You want my reply before Feby has given us the to by, therefore, as I have no prospect of being at Abingdon soon enough to send by Mr Kent I will send by Post, and include amendments of the List of Churches in my Letter, referring to the pages & will be as well as sending back your own List corrected.
Your disappointment about the Broughton family was but secondary. I had reason to hope that one of themselves wod have given me all necessary particulars & might have been easily arranged &c when possessed, but I have been disappointed in consequence of the indisposition of a Friend.
As to what you wish for respecting Mr Atkins (as you insist upon having “yes or no”) I must actually decline it, for so highly did I esteem him, so sincerely did I love him, & so much do I still feel the loss of that intimate that affectionate Friendship with which he honoured me that I am really incapable of complying with your wish.
The congregations to wch his practical benevolence is extended are sixteen. I wod specify these to you but I think you had better not have the information as yet; by our next annual distribution of his bounty we have agreed to print a small abstract of all the Trusts he has constituted; a Copy of this I will take care to transmit to you, and from thence you may abstract again, just as much as will accord with your own plan. And from thence ^also^ I think you will be able, without any foreign aid, to fabricate a few lines ^about the Benefactor^ by way of recommending to enforcing such an example. Tis the first of the kind that has been set by living affluence, among the Dissenters of this Kingdom.
Perhaps (but remember I promise nothing) my mind may be led to record a few particulars that will be a proper accompaniment hereof in your Register. However, at all events, wait wh patience, & say not a syllable about him ’till our abstract is finished.
This business lies wholly wth me, and I was to have done it by last Annual meeting, but I could not and even now I have not taken one step toward it, but I am bound by promise to be ready with it at our next meeting.
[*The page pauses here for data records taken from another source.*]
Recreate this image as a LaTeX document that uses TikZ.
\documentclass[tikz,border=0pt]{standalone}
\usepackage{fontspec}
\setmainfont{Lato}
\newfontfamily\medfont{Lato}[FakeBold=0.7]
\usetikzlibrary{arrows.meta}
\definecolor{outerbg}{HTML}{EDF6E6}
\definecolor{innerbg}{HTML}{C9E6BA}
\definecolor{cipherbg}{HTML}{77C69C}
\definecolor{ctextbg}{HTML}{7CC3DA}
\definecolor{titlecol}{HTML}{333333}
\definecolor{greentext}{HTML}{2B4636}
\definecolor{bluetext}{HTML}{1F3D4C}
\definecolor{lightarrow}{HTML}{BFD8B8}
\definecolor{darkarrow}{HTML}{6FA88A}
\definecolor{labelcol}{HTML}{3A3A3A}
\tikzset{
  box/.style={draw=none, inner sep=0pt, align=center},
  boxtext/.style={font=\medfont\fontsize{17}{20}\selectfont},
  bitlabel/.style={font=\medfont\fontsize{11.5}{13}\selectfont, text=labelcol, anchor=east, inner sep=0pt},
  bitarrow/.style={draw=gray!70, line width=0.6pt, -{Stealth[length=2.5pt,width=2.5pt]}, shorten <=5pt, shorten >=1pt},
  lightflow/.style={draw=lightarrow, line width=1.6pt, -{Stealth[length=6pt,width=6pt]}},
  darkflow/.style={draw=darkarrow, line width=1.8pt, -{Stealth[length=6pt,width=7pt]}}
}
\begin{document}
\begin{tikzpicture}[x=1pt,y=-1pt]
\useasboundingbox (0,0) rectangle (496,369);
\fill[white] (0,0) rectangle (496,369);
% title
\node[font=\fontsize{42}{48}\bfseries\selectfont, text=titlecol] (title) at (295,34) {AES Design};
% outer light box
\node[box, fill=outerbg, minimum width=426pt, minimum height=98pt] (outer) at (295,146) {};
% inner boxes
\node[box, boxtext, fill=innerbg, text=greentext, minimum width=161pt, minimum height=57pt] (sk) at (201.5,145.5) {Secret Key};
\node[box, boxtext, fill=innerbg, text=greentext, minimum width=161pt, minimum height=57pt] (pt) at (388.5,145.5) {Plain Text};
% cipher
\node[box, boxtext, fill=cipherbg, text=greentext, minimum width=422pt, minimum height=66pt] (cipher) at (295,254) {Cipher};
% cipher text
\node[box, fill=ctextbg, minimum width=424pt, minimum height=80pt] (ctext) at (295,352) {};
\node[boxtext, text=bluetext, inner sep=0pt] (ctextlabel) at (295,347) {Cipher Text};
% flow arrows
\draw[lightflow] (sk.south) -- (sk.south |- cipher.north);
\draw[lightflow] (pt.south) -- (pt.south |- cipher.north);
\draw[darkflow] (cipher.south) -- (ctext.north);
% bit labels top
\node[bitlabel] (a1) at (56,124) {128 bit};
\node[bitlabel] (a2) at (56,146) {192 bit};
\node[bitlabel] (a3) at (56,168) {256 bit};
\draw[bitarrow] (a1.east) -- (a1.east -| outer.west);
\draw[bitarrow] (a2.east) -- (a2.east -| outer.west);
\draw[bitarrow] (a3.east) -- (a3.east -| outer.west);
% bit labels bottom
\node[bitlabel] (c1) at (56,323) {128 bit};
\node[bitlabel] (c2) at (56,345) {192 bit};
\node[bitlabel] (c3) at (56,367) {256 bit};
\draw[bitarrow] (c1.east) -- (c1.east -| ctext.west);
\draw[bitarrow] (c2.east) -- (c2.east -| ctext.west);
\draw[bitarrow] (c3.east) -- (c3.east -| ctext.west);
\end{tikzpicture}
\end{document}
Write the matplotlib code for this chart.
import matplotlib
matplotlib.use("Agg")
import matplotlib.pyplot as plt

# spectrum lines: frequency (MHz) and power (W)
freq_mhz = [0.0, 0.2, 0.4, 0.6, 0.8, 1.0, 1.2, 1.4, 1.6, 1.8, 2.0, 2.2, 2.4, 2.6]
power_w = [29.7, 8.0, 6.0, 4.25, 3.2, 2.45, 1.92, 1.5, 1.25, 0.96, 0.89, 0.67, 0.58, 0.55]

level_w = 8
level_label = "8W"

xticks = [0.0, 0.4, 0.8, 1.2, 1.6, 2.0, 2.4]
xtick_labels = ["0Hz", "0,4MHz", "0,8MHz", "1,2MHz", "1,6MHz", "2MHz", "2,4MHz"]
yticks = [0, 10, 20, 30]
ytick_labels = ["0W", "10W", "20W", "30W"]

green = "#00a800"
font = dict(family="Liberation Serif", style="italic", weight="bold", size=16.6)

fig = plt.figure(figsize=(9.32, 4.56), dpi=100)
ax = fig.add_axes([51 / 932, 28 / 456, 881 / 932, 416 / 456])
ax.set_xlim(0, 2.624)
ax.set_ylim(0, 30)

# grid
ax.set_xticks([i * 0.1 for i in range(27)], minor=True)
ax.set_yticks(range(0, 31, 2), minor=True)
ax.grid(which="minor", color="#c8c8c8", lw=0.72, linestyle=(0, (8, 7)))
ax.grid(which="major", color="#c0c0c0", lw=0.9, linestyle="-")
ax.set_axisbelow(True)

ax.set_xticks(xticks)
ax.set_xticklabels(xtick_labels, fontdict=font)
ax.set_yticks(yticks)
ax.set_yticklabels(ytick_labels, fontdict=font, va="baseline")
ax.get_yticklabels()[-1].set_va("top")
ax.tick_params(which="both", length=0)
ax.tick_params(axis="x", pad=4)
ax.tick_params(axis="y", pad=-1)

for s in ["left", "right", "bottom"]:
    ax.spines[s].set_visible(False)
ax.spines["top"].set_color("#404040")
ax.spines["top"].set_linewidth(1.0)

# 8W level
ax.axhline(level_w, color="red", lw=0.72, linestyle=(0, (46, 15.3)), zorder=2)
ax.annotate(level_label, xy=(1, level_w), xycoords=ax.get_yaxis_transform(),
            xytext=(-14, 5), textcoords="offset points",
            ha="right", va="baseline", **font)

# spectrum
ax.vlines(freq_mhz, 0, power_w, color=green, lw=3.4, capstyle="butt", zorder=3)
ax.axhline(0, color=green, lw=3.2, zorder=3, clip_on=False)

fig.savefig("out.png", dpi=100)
Therefore if life & health are spared, conscience will force me to fulfilment.
Now take your List of Churches &c into company. Advertisement on page 2d. “This list was first collected by S. S. about two years ago; since then altered in 150 places &c &c.” Pray how could you say this list was collected &c? You might as correctly say, when you sit down to a good Devonshire dinner, “This squale pie was first gathered a fortnight ago off the best codling tree that grows in the county; the book, indeed has been adding since then some onyons and meat & paste &c &c.” Page 3d. next to Harringdon comes “Kingston Lisle T: South.” – who was formerly at Wantage.
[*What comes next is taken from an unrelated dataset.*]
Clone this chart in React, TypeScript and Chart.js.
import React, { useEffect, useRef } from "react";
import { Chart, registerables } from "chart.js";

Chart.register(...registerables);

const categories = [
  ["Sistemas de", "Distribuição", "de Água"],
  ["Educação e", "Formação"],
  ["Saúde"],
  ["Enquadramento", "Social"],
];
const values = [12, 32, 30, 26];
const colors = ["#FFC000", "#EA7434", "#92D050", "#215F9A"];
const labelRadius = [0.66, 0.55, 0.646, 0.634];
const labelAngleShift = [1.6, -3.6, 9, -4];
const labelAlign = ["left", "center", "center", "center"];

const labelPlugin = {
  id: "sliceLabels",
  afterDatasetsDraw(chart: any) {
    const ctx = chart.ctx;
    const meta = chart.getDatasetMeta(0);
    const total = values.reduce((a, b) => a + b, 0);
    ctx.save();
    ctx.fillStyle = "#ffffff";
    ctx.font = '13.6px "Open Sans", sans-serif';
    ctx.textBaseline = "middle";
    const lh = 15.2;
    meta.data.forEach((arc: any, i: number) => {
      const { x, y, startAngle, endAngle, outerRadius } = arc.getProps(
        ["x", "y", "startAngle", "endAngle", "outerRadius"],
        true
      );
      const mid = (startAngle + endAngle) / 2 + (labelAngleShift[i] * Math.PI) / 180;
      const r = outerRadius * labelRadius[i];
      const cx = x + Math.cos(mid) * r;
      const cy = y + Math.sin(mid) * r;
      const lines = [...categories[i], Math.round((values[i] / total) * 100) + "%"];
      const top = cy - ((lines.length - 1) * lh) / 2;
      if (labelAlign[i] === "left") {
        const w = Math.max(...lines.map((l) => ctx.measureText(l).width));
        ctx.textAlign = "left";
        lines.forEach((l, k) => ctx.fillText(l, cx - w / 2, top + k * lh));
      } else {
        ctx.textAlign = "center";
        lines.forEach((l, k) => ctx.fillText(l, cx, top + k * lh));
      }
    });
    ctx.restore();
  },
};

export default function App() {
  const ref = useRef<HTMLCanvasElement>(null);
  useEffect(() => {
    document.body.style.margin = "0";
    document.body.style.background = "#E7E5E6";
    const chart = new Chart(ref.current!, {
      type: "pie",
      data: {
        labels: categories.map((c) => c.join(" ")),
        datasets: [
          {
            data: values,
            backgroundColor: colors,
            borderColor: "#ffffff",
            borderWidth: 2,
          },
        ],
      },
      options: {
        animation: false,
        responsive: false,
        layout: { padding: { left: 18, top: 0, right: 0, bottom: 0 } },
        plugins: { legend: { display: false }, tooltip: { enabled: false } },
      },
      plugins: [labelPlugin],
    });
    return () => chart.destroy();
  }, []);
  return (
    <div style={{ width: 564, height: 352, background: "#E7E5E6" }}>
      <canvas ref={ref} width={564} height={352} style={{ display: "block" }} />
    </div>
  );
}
Oakingham has a Pastor (your Register says who) I recd a Letter from him last year about Mr A’s Trust dated Nonsuch lane.” I hope the Tenant is as unparallel’d as the place of abode, for he direcetd to “T. D. decenting Minister &c.”
Wantage is, as here, unsettled.
Page 5: Cambridge you know is where & what is Mag[w]ick’s church?
Page 6: Bampton, & Bovey to Exeter. You can fill up. Bourton has only Mr Beddome. Mr Wilkins serves Circencester statedly.
Page 6. Fairford. Mr Williams from Unicorn Yard is to settle there at Lady Day. Tewkesbury – Davis. Westwainscot – Dawson. Hatton. Don’t put 7th day Bm under Names of Ministers, and doesn’t Davis supply them? Thornbury I believe is supplied from Bristol as [Bopeck?] is dead. Broughton, you know, has Wm Steadman. Watford, Thos Hunt.
Page 8th. Arnsby and Leicester, I cannot alter.
Page 10th. Burford might as well be in at Witney. It is one of Mr Atkins’s List & always served by Baptist Ministers.
Pendered supplies both at present, but not likely to settle.
Page 11th. Bridgewater: B. Morgan is you know the assistant at the Pithay. Wellington – Cherry. Clapham – I don’t know, but think it is Jno Ovington. There is a Church at Lingsfield in Surrey, but who is the Minister I know not. It is one of Mr A’s L’s Aulcester. James Biggs: Shipston – Tay[page torn] In Wiltshire there is Stratton, Thos Smith cum H. L. I can give you no farther help toward perfecting the List. When did you hear from Tiverton? The Loyal there carry it with a high hand I hear. Poor harmless usefull Sampson (whose delight is in acts of kindness) because, when the mandicuts [?] for flannel waistcoats called on him, he expressed doubts whether it was constitutional that our Soldiers should depend for these on Charity, if they were necessary, is in[?] as seditious, and the Grand Jury have found the bill. Take care therefore what you say on Friday next. I wish, from my heart, Kings & Courts wod be more cautious than they generally have been how they plunge their Countries [into?] the distractions and desolations of War. When are we to see swords hammered into plougshears?
Do give me a Letter, a real Letter, worth reading, and not put me off as you have done latterly.
With our joint love to all I am very sincerely
Yrs T. D.
Feby 24. 1794
Address: To Mr Thos Rippon | Drawing Office | Bank of England | London | J. R.
Postmark: FE
Text: John Rippon Letters, British Library, Add. Ms. 25386, fols. 423-24.